Collected data ▸
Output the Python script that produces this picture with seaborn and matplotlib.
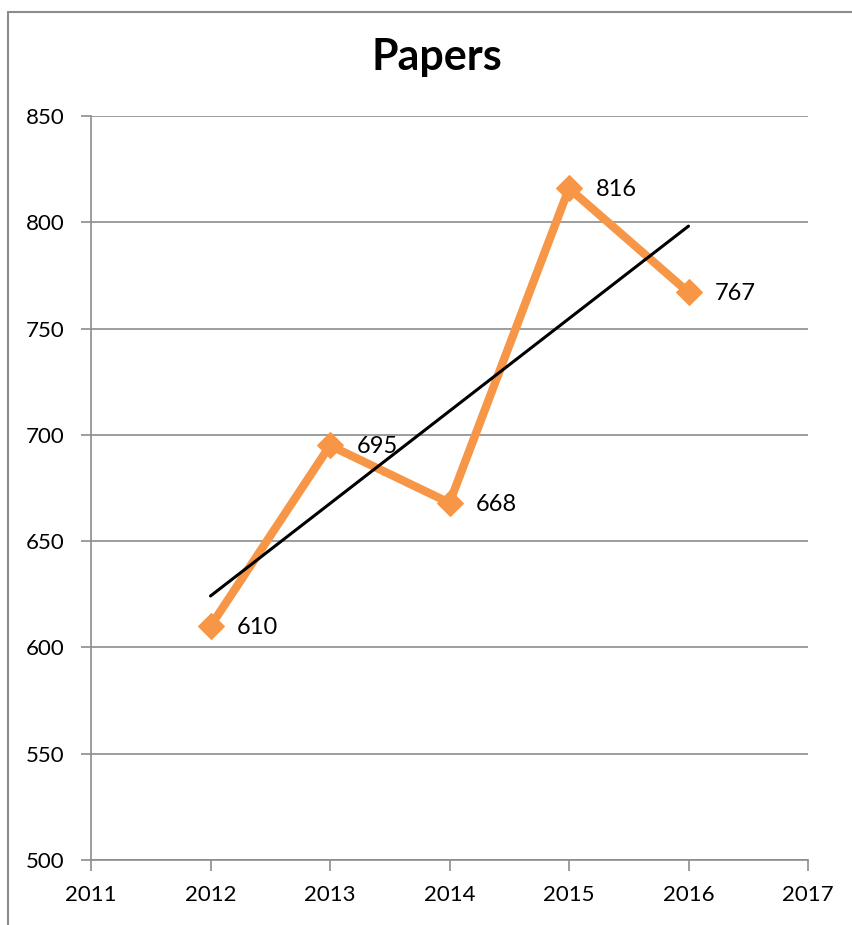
import seaborn as sns
import matplotlib.pyplot as plt
import pandas as pd
from matplotlib.lines import Line2D

years = [2012, 2013, 2014, 2015, 2016]
papers = [610, 695, 668, 816, 767]
x_ticks = [2011, 2012, 2013, 2014, 2015, 2016, 2017]
y_ticks = [500, 550, 600, 650, 700, 750, 800, 850]

df = pd.DataFrame({"Year": years, "Papers": papers})

sns.set_theme(style="white")
plt.rcParams["font.family"] = ["Lato", "DejaVu Sans"]
plt.rcParams["text.color"] = "black"

fig = plt.figure(figsize=(8.53, 9.25), dpi=100)
ax = fig.add_axes([91 / 853, 1 - 860 / 925, (808 - 91) / 853, (860 - 116) / 925])

# horizontal gridlines
ax.yaxis.grid(True, color="#8c8c8c", linewidth=1.2)
ax.set_axisbelow(True)

orange = "#F79646"
sns.lineplot(data=df, x="Year", y="Papers", color=orange, linewidth=6,
             marker="D", markersize=13, markeredgecolor=orange, ax=ax, zorder=3)
sns.regplot(data=df, x="Year", y="Papers", scatter=False, ci=None, truncate=True,
            line_kws={"color": "black", "linewidth": 2.2, "zorder": 4}, ax=ax)

for yr, val in zip(years, papers):
    ax.annotate(str(val), (yr, val), xytext=(19, -1), textcoords="offset points",
                ha="left", va="center", fontsize=17, color="black", zorder=5)

ax.set_xlim(2011, 2017)
ax.set_ylim(500, 850)
ax.set_xticks(x_ticks)
ax.set_yticks(y_ticks)
ax.set_xlabel("")
ax.set_ylabel("")
ax.tick_params(axis="both", labelsize=16, colors="#8c8c8c", labelcolor="black",
               length=8, width=1.2, direction="out")
ax.tick_params(axis="x", bottom=True, pad=10)
ax.tick_params(axis="y", left=True, length=7, pad=12)
for side in ["top", "right"]:
    ax.spines[side].set_visible(False)
for side in ["left", "bottom"]:
    ax.spines[side].set_color("#8c8c8c")
    ax.spines[side].set_linewidth(1.2)

fig.text(437 / 853, 1 - 57 / 925, "Papers", ha="center", va="center",
         fontsize=31, fontweight="bold", color="black")

# outer frame
fig.add_artist(Line2D([8 / 853, 8 / 853], [0, 1 - 12 / 925], transform=fig.transFigure,
                      color="#8c8c8c", linewidth=1.5))
fig.add_artist(Line2D([8 / 853, 1], [1 - 12 / 925, 1 - 12 / 925], transform=fig.transFigure,
                      color="#8c8c8c", linewidth=1.5))

fig.savefig("out.png", dpi=100, facecolor="white")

Problem to solve ▸
Write out again exactly the lines from the start of the data above through the line containing "ax.set_axisbelow(True)", inclusive, excluding any pictures.

Task result ▸
Output the Python script that produces this picture with seaborn and matplotlib.
import seaborn as sns
import matplotlib.pyplot as plt
import pandas as pd
from matplotlib.lines import Line2D

years = [2012, 2013, 2014, 2015, 2016]
papers = [610, 695, 668, 816, 767]
x_ticks = [2011, 2012, 2013, 2014, 2015, 2016, 2017]
y_ticks = [500, 550, 600, 650, 700, 750, 800, 850]

df = pd.DataFrame({"Year": years, "Papers": papers})

sns.set_theme(style="white")
plt.rcParams["font.family"] = ["Lato", "DejaVu Sans"]
plt.rcParams["text.color"] = "black"

fig = plt.figure(figsize=(8.53, 9.25), dpi=100)
ax = fig.add_axes([91 / 853, 1 - 860 / 925, (808 - 91) / 853, (860 - 116) / 925])

# horizontal gridlines
ax.yaxis.grid(True, color="#8c8c8c", linewidth=1.2)
ax.set_axisbelow(True)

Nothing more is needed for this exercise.